start MATERIAL

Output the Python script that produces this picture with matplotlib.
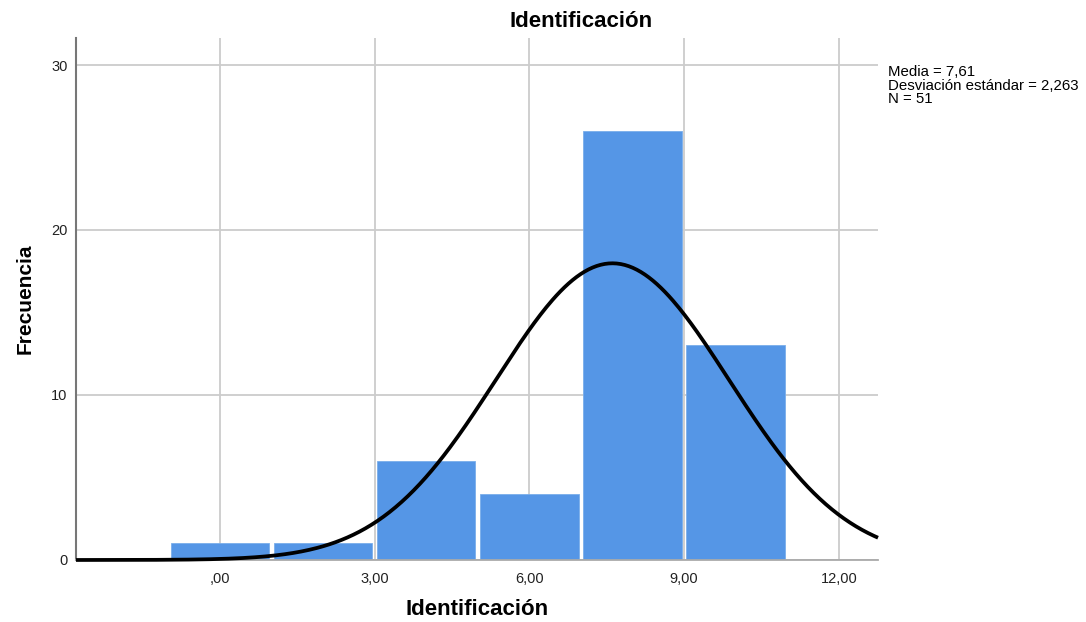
import numpy as np
import matplotlib
matplotlib.use("Agg")
import matplotlib.pyplot as plt

plt.rcParams['font.family'] = ['Liberation Sans', 'DejaVu Sans']

bin_edges = [-1, 1, 3, 5, 7, 9, 11]
counts = [1, 1, 6, 4, 26, 13]
mean = 7.61
std = 2.263
n = 51
xticks = [0, 3, 6, 9, 12]
xtick_labels = [',00', '3,00', '6,00', '9,00', '12,00']
yticks = [0, 10, 20, 30]

fig = plt.figure(figsize=(10.86, 6.22), dpi=100)
ax = fig.add_axes([0.070, 0.0997, 0.7385, 0.8393])

xmin, xmax = -2.79, 12.76
ax.set_xlim(xmin, xmax)
ax.set_ylim(0, 31.64)

ax.set_axisbelow(True)
ax.grid(True, color='#cccccc', linewidth=1.3)

edges = np.array(bin_edges, dtype=float)
centers = (edges[:-1] + edges[1:]) / 2
widths = np.diff(edges)
gap = 0.09
ax.bar(centers, counts, width=widths - gap, align='center', color='#5596e6',
       edgecolor='#7aaeea', linewidth=0.6, zorder=2)

bw = widths[0]
xs = np.linspace(xmin, xmax, 400)
ys = n * bw * np.exp(-0.5 * ((xs - mean) / std) ** 2) / (std * np.sqrt(2 * np.pi))
ax.plot(xs, ys, color='black', linewidth=2.7, zorder=3, clip_on=False,
        solid_capstyle='butt')

ax.set_xticks(xticks)
ax.set_xticklabels(xtick_labels)
ax.set_yticks(yticks)
ax.tick_params(axis='both', length=0, labelsize=10.5, colors='#222222')
ax.tick_params(axis='x', pad=9)
ax.tick_params(axis='y', pad=6)

for s in ['top', 'right']:
    ax.spines[s].set_visible(False)
ax.spines['left'].set_color('#777777')
ax.spines['left'].set_linewidth(1.5)
ax.spines['bottom'].set_color('#aaaaaa')
ax.spines['bottom'].set_linewidth(1.3)

fig.text(0.535, 0.965, 'Identificación', fontsize=16, fontweight='bold',
         ha='center', va='center')
ax.set_xlabel('Identificación', fontsize=16, fontweight='bold', labelpad=9)
ax.set_ylabel('Frecuencia', fontsize=15, fontweight='bold', labelpad=12)

fig.text(0.818, 0.895, f'Media = {mean:.2f}'.replace('.', ',') + '\n'
         + f'Desviación estándar = {std:.3f}'.replace('.', ',') + '\n'
         + f'N = {n}', fontsize=10.8, va='top', ha='left', linespacing=0.93)

fig.savefig('out.png', dpi=100)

end MATERIAL

DIRECTIONS: Every line from the start of the listing above through the line with "ax.grid(True, color='#cccccc', linewidth=1.3)" should be repeated exactly; skip the pictures and add nothing else.

TASK RESPONSE:
Output the Python script that produces this picture with matplotlib.
import numpy as np
import matplotlib
matplotlib.use("Agg")
import matplotlib.pyplot as plt

plt.rcParams['font.family'] = ['Liberation Sans', 'DejaVu Sans']

bin_edges = [-1, 1, 3, 5, 7, 9, 11]
counts = [1, 1, 6, 4, 26, 13]
mean = 7.61
std = 2.263
n = 51
xticks = [0, 3, 6, 9, 12]
xtick_labels = [',00', '3,00', '6,00', '9,00', '12,00']
yticks = [0, 10, 20, 30]

fig = plt.figure(figsize=(10.86, 6.22), dpi=100)
ax = fig.add_axes([0.070, 0.0997, 0.7385, 0.8393])

xmin, xmax = -2.79, 12.76
ax.set_xlim(xmin, xmax)
ax.set_ylim(0, 31.64)

ax.set_axisbelow(True)
ax.grid(True, color='#cccccc', linewidth=1.3)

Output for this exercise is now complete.